Red Silk Dance (1999)
Tibetan Swing (2002)
The Phoenix (2004)
H’un (Lacerations) In Memoriam: 1966-1976 (1988)
Shana Blake Hill, soprano; Bright Sheng, piano
Seattle Symphony Orchestra conducted by Gerard Schwarz
The scintillating performance by the Seattle Symphony Orchestra under Gerard Schwarz, a longtime champion of contemporary music, of four works by Bright Sheng (b. Shanghai, 1955) show clearly why this composer is a great favorite among present-day musicians. He has a penchant for treating traditional instruments of the orchestra in non-traditional ways that today’s generation of young musicians find stimulating and challenging. And his rhythmic vocabulary will keep everyone (the audience included) on their toes.
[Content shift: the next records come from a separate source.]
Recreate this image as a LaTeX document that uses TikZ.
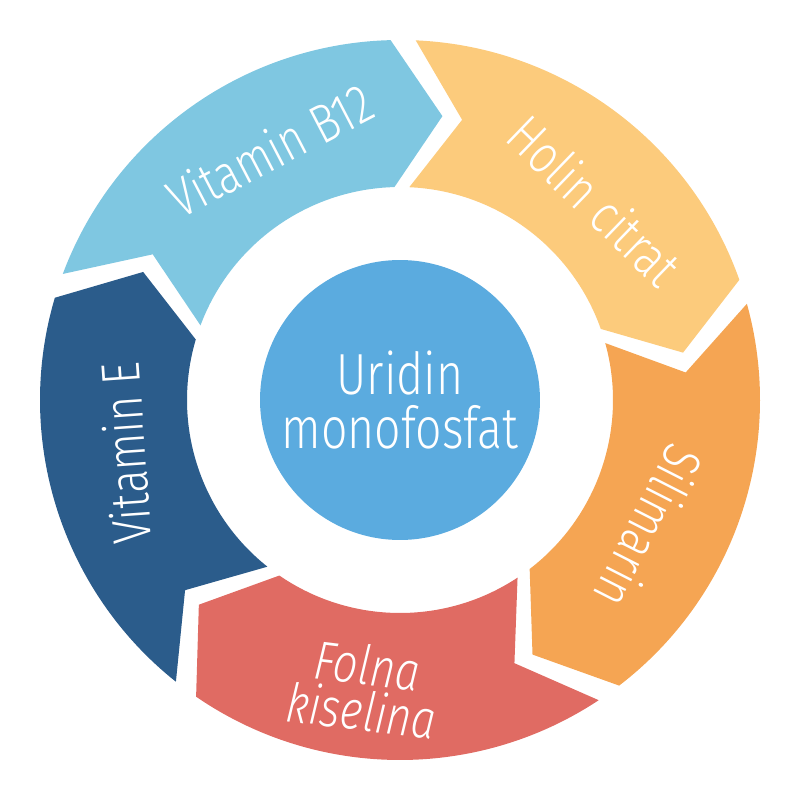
\documentclass[tikz,border=0pt]{standalone}
\usepackage{fontspec}
\setmainfont{Fira Sans}[UprightFont=* Light, ItalicFont=* Light Italic, FakeStretch=0.8]
\usetikzlibrary{positioning}
\definecolor{segsky}{HTML}{7FC7E1}
\definecolor{segsand}{HTML}{FCCB7C}
\definecolor{segorange}{HTML}{F5A553}
\definecolor{segcoral}{HTML}{E06B63}
\definecolor{segnavy}{HTML}{2B5C8B}
\definecolor{coreblue}{HTML}{5BABDF}
\tikzset{
    ring label/.style={text=white, inner sep=0pt, align=center, font=\fontsize{31}{26}\selectfont},
    core/.style={circle, fill=coreblue, minimum size=5.6cm, inner sep=0pt, text=white, align=center, font=\fontsize{33}{31}\selectfont}
}

\begin{document}
\begin{tikzpicture}[x=0.02cm, y=0.02cm]
	\useasboundingbox (-400,-400) rectangle (400,400);
	% ring of five arrows, clockwise
	\foreach \s/\col in {159.5/segsky, 87.5/segsand, 15.5/segorange, -56.5/segcoral, -128.5/segnavy}{
		\pgfmathsetmacro{\e}{\s-68}
		\pgfmathsetmacro{\t}{\s-78}
		\pgfmathsetmacro{\n}{\s-10}
		\fill[\col] (\s:360) arc[start angle=\s, end angle=\e, radius=360]
			-- (\t:287) -- (\e:213) arc[start angle=\e, end angle=\s, radius=213]
			-- (\n:287) -- cycle;
	}
	\node[core] (core) at (0,0) {Uridin\\monofosfat};
	\node[ring label, rotate=27.5] (b12) at (117.5:282) {Vitamin B12};
	\node[ring label, rotate=-44] (holin) at (45.7:279) {Holin citrat};
	\node[ring label, rotate=-117] (sili) at (-27:280) {Silimarin};
	\node[ring label, rotate=-7, font=\fontsize{31}{26}\selectfont\itshape] (folna) at (-97:290) {Folna\\kiselina};
	\node[ring label, rotate=94] (vite) at (191:280) {Vitamin E};
\end{tikzpicture}
\end{document}
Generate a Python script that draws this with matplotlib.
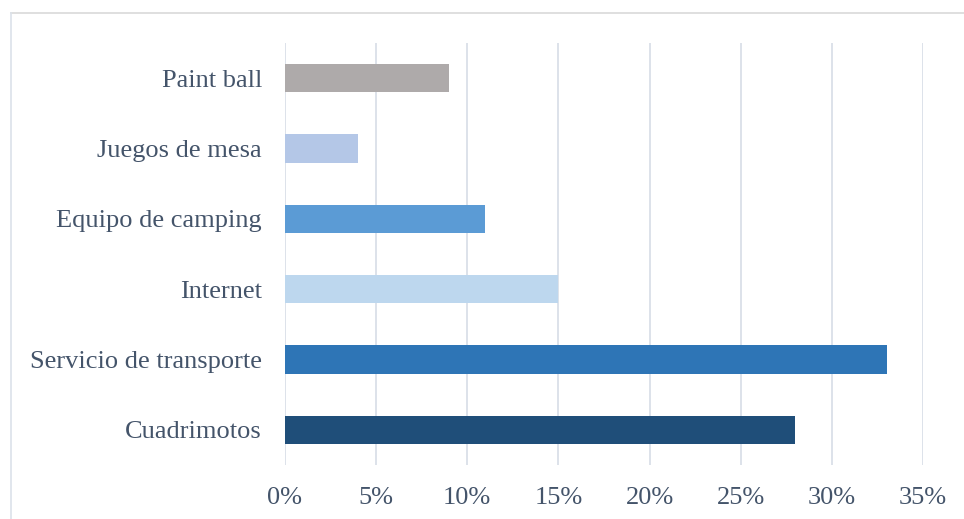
import matplotlib.pyplot as plt
from matplotlib.lines import Line2D

plt.rcParams['font.family'] = ['Liberation Serif', 'DejaVu Serif']

categories = ['Cuadrimotos', 'Servicio de transporte', 'Internet',
              'Equipo de camping', 'Juegos de mesa', 'Paint ball']
values = [28, 33, 15, 11, 4, 9]
colors = ['#1F4E79', '#2E75B6', '#BDD7EE', '#5B9BD5', '#B4C7E7', '#AEAAAA']
xticks = [0, 5, 10, 15, 20, 25, 30, 35]

text_color = '#44546A'
grid_color = '#DDE2EA'

fig = plt.figure(figsize=(9.64, 5.19), dpi=100)
ax = fig.add_axes([0.2956, 0.104, 0.6619, 0.813])

ypos = list(range(len(categories)))
ax.barh(ypos, values, height=0.4, color=colors, zorder=3)

ax.set_xlim(0, 35)
ax.set_ylim(-0.5, len(categories) - 0.5)
ax.set_xticks(xticks)
ax.set_xticklabels(['{}%'.format(t) for t in xticks])
ax.set_yticks(ypos)
ax.set_yticklabels(categories)

ax.tick_params(axis='both', length=0, labelsize=19, colors=text_color)
ax.tick_params(axis='y', pad=16.5)
ax.tick_params(axis='x', pad=15.5)
ax.xaxis.grid(True, color=grid_color, linewidth=1.4, zorder=0)
for s in ax.spines.values():
    s.set_visible(False)

# outer chart frame (top and left edges visible)
fig.add_artist(Line2D([11 / 964, 1], [1 - 13 / 519, 1 - 13 / 519],
                      transform=fig.transFigure, color='#D9D9D9', lw=1.2))
fig.add_artist(Line2D([11 / 964, 11 / 964], [0, 1 - 13 / 519],
                      transform=fig.transFigure, color='#DCE2EA', lw=1.2))

plt.savefig('out.png', dpi=100)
Red Silk Dance is a good introduction to Sheng’s heady exploration of inter-cultural connections. We envision a caravan slowly wending along the Silk Road that was the ancient link between East and West. A percussion duet between piano and timpani recalls the sound of male Tibetan dancers stamping their feet. Sheng has the performers use hard wooden mallets for the drums, contrasted to accented parallel octaves in the piano, played by Sheng himself as a percussive instrument. A slow interlude has the pianist playing a central Asian flute-inspired melody against a backdrop of muted strings. The only melodious music in the piece, it is interrupted by a miasma of blaring brass. The piano responds with angular leaps and more percussive sounds, culminating in sweeping glissandi.
The title Tibetan Swing refers not to swingtime rhythm, much less an evocation of a pretty girl in a swing, but to the dances of Tibetan women in flowing costumes with long sleeves that brush the ground and swing into the air, accentuating the dance with their swirling patterns of motion. Sheng, a percussionist himself, gives a major role to the sounds of congas, bongos and a bass drum struck with the hand alone. The power of the music increases as more families of the full orchestra become engaged. The composer calls for flutter-tonguing in the brass to add excitement. At the climax, sensational glissandi in the trombones evoke the awesome tones of Tibetan temple horns. The string reintroduce the basic dance motif, and the music swells to a sweeping close.
The Phoenix, for soprano and orchestra, recounts the legend of the fabulous bird that rises from its own ashes. Sheng uses the version in the Tales of Hans Christian Andersen, which he had first encountered in Chinese translation as a child. The work was commissioned by the Seattle Symphony to celebrate its hundredth anniversary in 2004, the year that also marked the 200th birthday of the beloved Danish writer. Sheng chose his story well.
Taking his cue from the suggestion given by Andersen himself, he sees the legend of the Phoenix as a metaphor for the ever-renewing power of music itself to lift up and inspire people in all places and all times. The emotionally charged vocal part is one of the most challenging in the soprano’s repertoire, with its great leaps and chromatic writing. Shana Blake Hill handles her part with composure and assurance, qualities that are especially important given the large sweep and luminous phrasing required by such key words as “bloomed,” “resplendent,” “arise,” “perfume,” and “soar.” Several places in the text provide for instrumental interludes. A reference to the bright eyes of a Hindu girl invites a sitar-like melody accompanied by a string drone. Likewise, Arabia, birthplace of the Phoenix, is conjured up by an octatonic scale and flowing melismas in the woodwinds.
Like Shostakovich, Bright Sheng has been influenced by the tragic events of his time. For the Russian, it was the Stalinist era, in particular the purge trials and the siege of Leningrad, that brought forth stirring musical responses. For Sheng, it was the “Cultural Revolution” in China, a time of upheavals that became seared in the consciousness of the Chinese. “I was one of the millions who were the witnesses, victims, and survivors,” writes Sheng. The title H’un (Lacerations) is a Chinese word with many meanings (wounds, scars, marks, vestiges), all of which are relevant here. Consciously rejecting melodies that he considered “too beautiful” for the context, Sheng based much of his music on the small, dissonant interval of a half-step. The music is often angry, malevolent, expressing both rage and (in a striking passage in which the upper and lower strings play fortissimo at the extreme limits of their range, but muted) the stifling of dissent like a strangled cry.
All but unnoticed amid the dissonance, a brief scrap of melody in the clarinet, amounting to a full step, offers a ray of hope for solace and redemption through music. Composed in 1988 (shortly after Bright Sheng became an American citizen), H’un looks both backward and forward.